More than 90 teams from 11 universities submitted presentations to the Adobe Digital Analytics Competition, hosted by Adobe and Condé Nast. Northwestern, in Adobe’s words, “dominated” the competition, taking first, third and fourth place in the finals in Utah Nov. 15 through 17.

“There is little doubt today that big data create huge value for businesses and consumers alike,” said Esther Fang ’14, who was part of the first-place team. “We hope that the combined success of all the Kellogg teams that participated in the competition proves Kellogg’s expertise in developing data-literate business leaders.”

Fang, Jason Shangkuan ’14 and Susmita Saha ’14 took first place and $15,000 in the competition, which challenged students to capture the tech magazine a sizable, sustainable, high-value audience using the lowest cost investment.

Lauren Edmonson, Nathalie Rollandin and Michela Wilde, all ’14, took third place and $3,750. Iris Chae, Trinh Nguyen and Alejandro Navarro Garcia, all ’14, took fourth place and $1,500.

Big data the future

The students used Adobe’s digital analytics tools to look at how Wired.com visitors interact with the site—how readers find articles, which articles they're reading, how they’re sharing information, how often they return and even who the visitors are.

“Ultimately, learning how to sift through chaos, essentially, and finding the needle in the haystack and saying, ‘This is where you need to focus’ and ‘This is where your opportunities are’ is what we need to do,” Shangkuan said.

Shangkuan's team took the top spot for a plan that included more articles on new technology, as their analysis of Wired’s analytics, Twitter followers and Facebook likes showed those articles helped build a repeat audience, rather than just one-and-done clicks on interesting articles.

The fourth-place team’s plan involved a focus on mobile users—people reading on an iPhone or iPad instead of a laptop.

“The big trends in media right now are mobile, social, local,” said Chae, who came to Kellogg from a consulting background at Accenture. “What we can do with data, the way we can tackle challenges that we have, is fascinating.
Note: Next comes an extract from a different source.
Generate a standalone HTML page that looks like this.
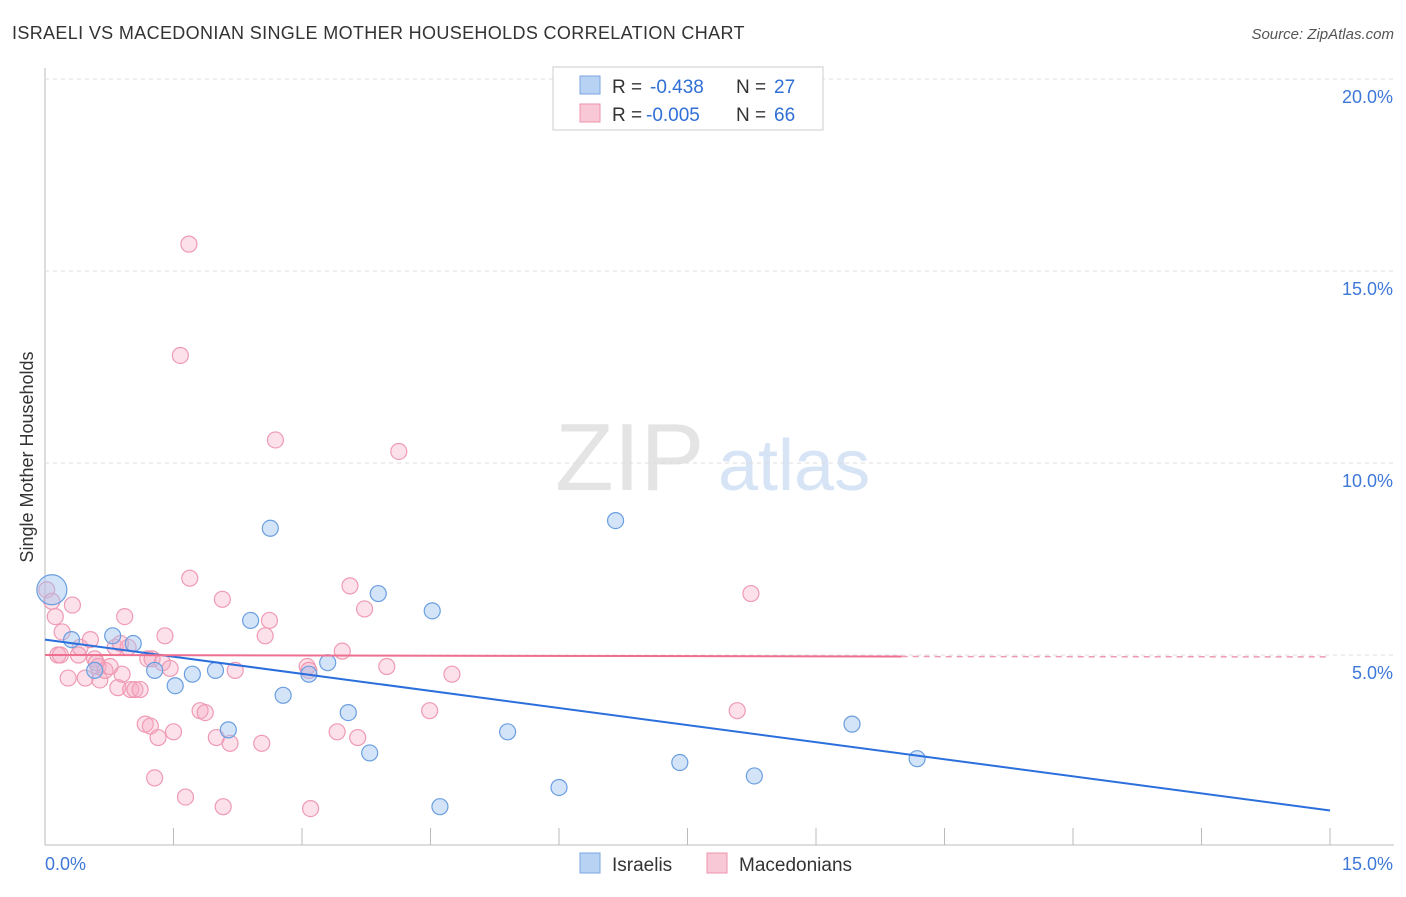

This is something that couldn’t be done a few years ago.”

Teaching Kellogg students to be at the forefront of the data analytics frontier might seem obvious. Market decisions should, after all, be based on an understanding of what the current conditions are, not what people would like them to be. But the move toward making quantitative decisions instead of qualitative ones has been a big shift, one more and more businesses are making.

“Companies nowadays put more emphasis on a data-driven conclusion than on a decision made by a gut feeling,” Saha said.